* _SET EXERCISE_
Your task is to extract every line from the material below exactly.

* _DATA_
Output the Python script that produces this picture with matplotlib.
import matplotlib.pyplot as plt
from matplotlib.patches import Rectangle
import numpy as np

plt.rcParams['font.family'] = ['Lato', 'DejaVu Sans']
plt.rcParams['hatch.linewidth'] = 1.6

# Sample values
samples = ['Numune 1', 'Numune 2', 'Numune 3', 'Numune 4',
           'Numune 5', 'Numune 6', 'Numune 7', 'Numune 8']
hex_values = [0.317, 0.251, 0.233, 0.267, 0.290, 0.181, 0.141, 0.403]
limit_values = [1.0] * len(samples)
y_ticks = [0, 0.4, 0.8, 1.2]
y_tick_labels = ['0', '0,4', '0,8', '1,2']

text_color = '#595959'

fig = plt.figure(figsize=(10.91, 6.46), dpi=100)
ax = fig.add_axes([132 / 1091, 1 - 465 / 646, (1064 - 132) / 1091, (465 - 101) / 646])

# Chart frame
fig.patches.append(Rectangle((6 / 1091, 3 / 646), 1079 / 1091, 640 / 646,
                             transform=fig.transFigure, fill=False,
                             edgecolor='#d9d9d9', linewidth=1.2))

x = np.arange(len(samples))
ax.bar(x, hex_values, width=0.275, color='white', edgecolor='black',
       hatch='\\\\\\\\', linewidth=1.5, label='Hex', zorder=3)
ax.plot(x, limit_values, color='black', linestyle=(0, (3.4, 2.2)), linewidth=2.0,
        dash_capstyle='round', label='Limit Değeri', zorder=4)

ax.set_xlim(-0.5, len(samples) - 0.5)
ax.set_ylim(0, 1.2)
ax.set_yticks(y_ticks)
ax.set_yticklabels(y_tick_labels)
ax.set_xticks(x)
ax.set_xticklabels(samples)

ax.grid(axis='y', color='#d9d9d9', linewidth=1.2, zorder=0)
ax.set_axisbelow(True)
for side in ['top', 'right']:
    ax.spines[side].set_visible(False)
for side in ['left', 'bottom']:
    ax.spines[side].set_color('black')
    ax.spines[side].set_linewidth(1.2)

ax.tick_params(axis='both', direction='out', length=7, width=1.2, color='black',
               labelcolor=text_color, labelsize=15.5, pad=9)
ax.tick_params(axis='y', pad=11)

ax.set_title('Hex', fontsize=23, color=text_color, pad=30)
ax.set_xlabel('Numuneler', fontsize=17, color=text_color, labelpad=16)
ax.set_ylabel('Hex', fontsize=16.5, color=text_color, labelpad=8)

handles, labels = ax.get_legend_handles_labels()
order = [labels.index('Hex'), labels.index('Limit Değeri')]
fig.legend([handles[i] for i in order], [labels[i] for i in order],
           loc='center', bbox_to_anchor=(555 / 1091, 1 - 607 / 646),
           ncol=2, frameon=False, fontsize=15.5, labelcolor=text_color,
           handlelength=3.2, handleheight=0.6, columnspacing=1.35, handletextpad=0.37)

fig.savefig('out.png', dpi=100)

* _RESULT FOR THIS TASK_
Output the Python script that produces this picture with matplotlib.
import matplotlib.pyplot as plt
from matplotlib.patches import Rectangle
import numpy as np

plt.rcParams['font.family'] = ['Lato', 'DejaVu Sans']
plt.rcParams['hatch.linewidth'] = 1.6

# Sample values
samples = ['Numune 1', 'Numune 2', 'Numune 3', 'Numune 4',
           'Numune 5', 'Numune 6', 'Numune 7', 'Numune 8']
hex_values = [0.317, 0.251, 0.233, 0.267, 0.290, 0.181, 0.141, 0.403]
limit_values = [1.0] * len(samples)
y_ticks = [0, 0.4, 0.8, 1.2]
y_tick_labels = ['0', '0,4', '0,8', '1,2']

text_color = '#595959'

fig = plt.figure(figsize=(10.91, 6.46), dpi=100)
ax = fig.add_axes([132 / 1091, 1 - 465 / 646, (1064 - 132) / 1091, (465 - 101) / 646])

# Chart frame
fig.patches.append(Rectangle((6 / 1091, 3 / 646), 1079 / 1091, 640 / 646,
                             transform=fig.transFigure, fill=False,
                             edgecolor='#d9d9d9', linewidth=1.2))

x = np.arange(len(samples))
ax.bar(x, hex_values, width=0.275, color='white', edgecolor='black',
       hatch='\\\\\\\\', linewidth=1.5, label='Hex', zorder=3)
ax.plot(x, limit_values, color='black', linestyle=(0, (3.4, 2.2)), linewidth=2.0,
        dash_capstyle='round', label='Limit Değeri', zorder=4)

ax.set_xlim(-0.5, len(samples) - 0.5)
ax.set_ylim(0, 1.2)
ax.set_yticks(y_ticks)
ax.set_yticklabels(y_tick_labels)
ax.set_xticks(x)
ax.set_xticklabels(samples)

ax.grid(axis='y', color='#d9d9d9', linewidth=1.2, zorder=0)
ax.set_axisbelow(True)
for side in ['top', 'right']:
    ax.spines[side].set_visible(False)
for side in ['left', 'bottom']:
    ax.spines[side].set_color('black')
    ax.spines[side].set_linewidth(1.2)

ax.tick_params(axis='both', direction='out', length=7, width=1.2, color='black',
               labelcolor=text_color, labelsize=15.5, pad=9)
ax.tick_params(axis='y', pad=11)

ax.set_title('Hex', fontsize=23, color=text_color, pad=30)
ax.set_xlabel('Numuneler', fontsize=17, color=text_color, labelpad=16)
ax.set_ylabel('Hex', fontsize=16.5, color=text_color, labelpad=8)

handles, labels = ax.get_legend_handles_labels()
order = [labels.index('Hex'), labels.index('Limit Değeri')]
fig.legend([handles[i] for i in order], [labels[i] for i in order],
           loc='center', bbox_to_anchor=(555 / 1091, 1 - 607 / 646),
           ncol=2, frameon=False, fontsize=15.5, labelcolor=text_color,
           handlelength=3.2, handleheight=0.6, columnspacing=1.35, handletextpad=0.37)

fig.savefig('out.png', dpi=100)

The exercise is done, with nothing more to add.